Правила св. Апостол, св. Соборов, вселенских и поместных, и св. Отец с толкованиями. М., 1877. С. 1005.

Надо сказать, что апокрифы, в отличие от церкви, склонны энергично принимать сторону жены, «гнушающейся брачным сожительством». Для них есть одна правота — правота Феклы, и никакой другой правоты нет и не бывало. Выразившееся в них популярное умонастроение эпохи требовало от христианской проповеди еще больше аскетизма, чем там содержалось. В кано­ническом тексте Нового Завета можно прочитать, что «брак че­стен и ложе непорочно» (Евр. 13, 4); между тем уже упоминав­шиеся «Деяния апостола Фомы» написаны так, словно бы этой максимы не существовало. Особенно еретический характер име­ет неприязненное отношение «Деяний» к рождению детей: их герой, уговаривая новобрачных не прикасаться друг к другу, устрашает их тем, что дети могут страдать всеми возможными болезнями, а могут пойти в разбойники. С точки зрения орто­доксального христианства, выраженного, например, у апостола Павла, «чадородие» — это путь спасения для женщины, греш­ной дочери Евы (I Тим. 2, 15). Официальные авторитеты Церк­ви порицали увлеченных еретическими доктринами мужей, ко­торые «изгоняли жен своих», и жен, которые, «оставляя мужей своих, желали жить в воздержности», — все «вопреки церков­ному преданию и обычаю». А ведь именно так, к слову сказать, поступают в «Деяниях апостола Фомы» женщины Индии, при­нявшие апостольскую проповедь! Чтобы точно чувствовать рас­становку сил в мире тех веков, нужно на каждом шагу помнить, что в нем христианство отнюдь не было единственным носите­лем принципа аскезы. Напротив, оно было подхвачено широко разливающейся волной тоски по избавлению от власти «мира» и «плоти» — тоски, которая не имела необходимой связи с хри­стианством, которая облекалась в самые разнообразные доктринальные формы и нашла себе наиболее безоглядное выражение не в теологии Церкви, но в энкратитских ересях, в гностицизме и, конечно, в манихействе. Тоска эта, вдохновлявшая дальше на восток песни буддийских бхикху и бхикшуни, очень отчетливо звучит, например, в одном из сакральных текстов секты мандеев, которая дожила на берегах Евфрата до наших дней как странный реликт канувшего мира околоиудейской и околохри­стианской гетеродоксии — восточного гносиса:

Гласу души внемлю я, что взывает из тела своего: — Кто извлечет меня из тела моего, кто вынет меня из плоти моей? Утесняема и томима я в мире сем, в мире, который весь — ночь, ковами исполнен весь, узлами завязан весь, печатями запечатан весь — узлами без числа, печатями без конца.. [18]

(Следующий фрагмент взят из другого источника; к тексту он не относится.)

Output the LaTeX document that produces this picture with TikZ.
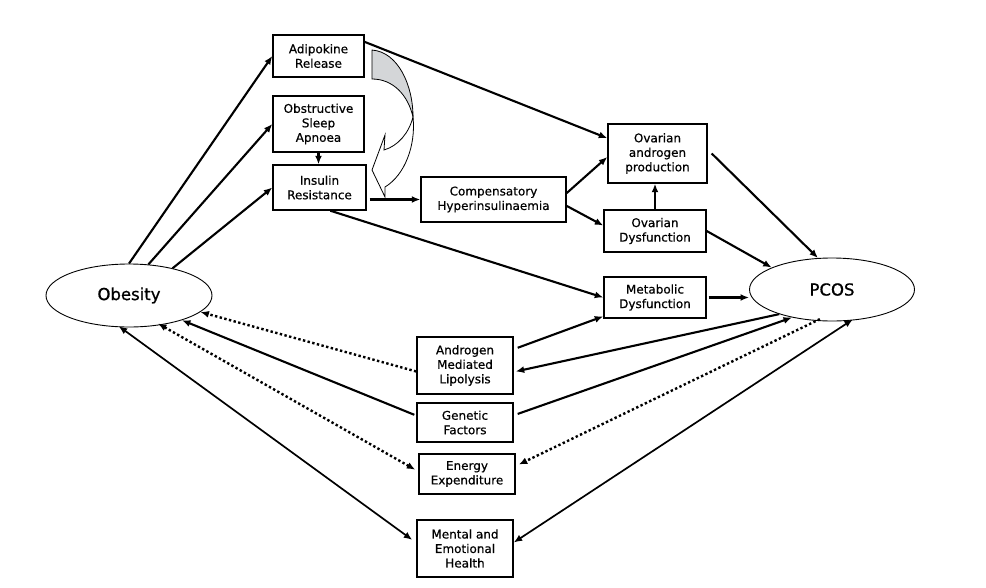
\documentclass[tikz,border=0pt]{standalone}
\usepackage{xcolor}
\usepackage{fontspec}
\setmainfont{DejaVu Sans}
\newfontfamily\boxfont{DejaVu Sans}[FakeBold=0.6]
\newfontfamily\blobfont{DejaVu Sans}[FakeBold=0.9]
\usepackage{tikz}
\usetikzlibrary{arrows.meta,shapes.geometric,calc}
\definecolor{FoldGrey}{HTML}{D4D6D8}

\begin{document}
\begin{tikzpicture}[x=1pt, y=-1pt,
    box/.style={draw, line width=1.4pt, align=center, inner sep=1pt,
      font=\boxfont\fontsize{12}{14.5}\selectfont},
    blob/.style={draw, ellipse, line width=0.9pt, inner sep=0pt,
      minimum width=166pt, minimum height=63pt, font=\blobfont\fontsize{16.5}{18}\selectfont},
    arrow/.style={-{Latex[length=8.5pt,width=7pt]}, line width=2.1pt},
    twoway/.style={{Latex[length=8.5pt,width=7pt]}-{Latex[length=8.5pt,width=7pt]}, line width=1.7pt},
    dotty/.style={line width=2.4pt, dash pattern=on 2.4pt off 2.4pt}
  ]
    \useasboundingbox (0,0) rectangle (986,587);
    % the two conditions
    \node[blob] (obesity) at (129,295.5) {Obesity};
    \node[blob, minimum width=165pt] (pcos) at (832,289.5) {PCOS};
    % upper chain
    \node[box, minimum width=91pt, minimum height=42pt] (adipo) at (318.5,56) {Adipokine\\Release};
    \node[box, minimum width=91pt, minimum height=56pt] (osa) at (318.5,124) {Obstructive\\Sleep\\Apnoea};
    \node[box, minimum width=93pt, minimum height=45pt] (insulin) at (319.5,187.5) {Insulin\\Resistance};
    \node[box, minimum width=145pt, minimum height=45pt] (hyper) at (493.5,199.5) {Compensatory\\Hyperinsulinaemia};
    \node[box, minimum width=99pt, minimum height=59pt] (androgen) at (657.5,153.5) {Ovarian\\androgen\\production};
    \node[box, minimum width=102pt, minimum height=42pt] (ovdys) at (655,231) {Ovarian\\Dysfunction};
    \node[box, minimum width=102pt, minimum height=41pt] (metab) at (655,297.5) {Metabolic\\Dysfunction};
    % lower column
    \node[box, minimum width=96pt, minimum height=57pt] (lipo) at (465,365.5) {Androgen\\Mediated\\Lipolysis};
    \node[box, minimum width=96pt, minimum height=39pt] (genes) at (465,422.5) {Genetic\\Factors};
    \node[box, minimum width=96pt, minimum height=40pt] (energy) at (467,474) {Energy\\Expenditure};
    \node[box, minimum width=96pt, minimum height=57pt] (mental) at (465,548.5) {Mental and\\Emotional\\Health};

    % curved block arrow from adipokines to insulin resistance
    \draw[line width=0.8pt, fill=FoldGrey] (372,50) .. controls (398,52) and (413,85) .. (413,117)
      .. controls (408,95) and (393,79) .. (372,79) -- cycle;
    \draw[line width=0.8pt, fill=white] (413,117) .. controls (416,145) and (405,175) .. (385,187)
      -- (385,197) -- (372,170) -- (385,135) -- (384,150)
      .. controls (398,146) and (409,133) .. (413,117) -- cycle;

    \draw[arrow] (obesity.90) -- (adipo.west);
    \draw[arrow] (obesity.58) -- (osa.west);
    \draw[arrow] (obesity.32) -- (insulin.west);
    \draw[arrow] (osa.south) -- (osa.south |- insulin.north);
    \draw[arrow] ([xshift=3pt]hyper.west -| insulin.east) -- (hyper.west);
    \draw[arrow] (adipo.17) -- (androgen.163);
    \draw[arrow] (hyper.5) -- (androgen.184);
    \draw[arrow] (hyper.-5) -- (ovdys.174);
    \draw[arrow] (ovdys.north) -- (ovdys.north |- androgen.south);
    \draw[arrow] (insulin.-65) -- (metab.west);
    \draw[arrow] ([xshift=4pt]androgen.east) -- (pcos.114);
    \draw[arrow] (ovdys.east) -- (pcos.160);
    \draw[arrow] ([xshift=2pt]metab.east) -- (metab.east -| pcos.west);
    \draw[arrow] ([xshift=4pt]lipo.20) -- (metab.200);
    \draw[arrow] (pcos.205) -- ([xshift=2pt]lipo.-7);
    \draw[arrow] ([xshift=4pt]genes.10) -- (pcos.215);
    \draw[arrow] ([xshift=-2pt]genes.171) -- (obesity.-25);
    \draw[dotty, -{Latex[length=8.5pt,width=7pt]}] ([yshift=2pt]pcos.249) -- ([xshift=3pt]energy.11);
    \draw[dotty, -{Latex[length=8.5pt,width=7pt]}] (lipo.187) -- (obesity.-13);
    \draw[dotty, {Latex[length=8.5pt,width=7pt]}-{Latex[length=8.5pt,width=7pt]}] ([yshift=2pt]obesity.-46) -- ([xshift=-3pt]energy.175);
    \draw[twoway] ([yshift=1pt]obesity.252) -- ([xshift=-4pt]mental.170);
    \draw[twoway] ([yshift=1pt]pcos.-56) -- (mental.7);
  \end{tikzpicture}
\end{document}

Вот голос, который как эхо вторит многим голосам из буд­дийских песенных сборников «Тхерагатха» и «Тхеригатха» и которому в веках отвечают голоса — вплоть до заунывных «духовных стихов» русского старообрядчества. Миру еще дол­го предстояло быть «завязанным» и «запечатанным».

18

Мандейские тексты мы позволили себе привести здесь и ниже в наших «переложениях» с авторитетного немецкого перевода М. Лидцбарского.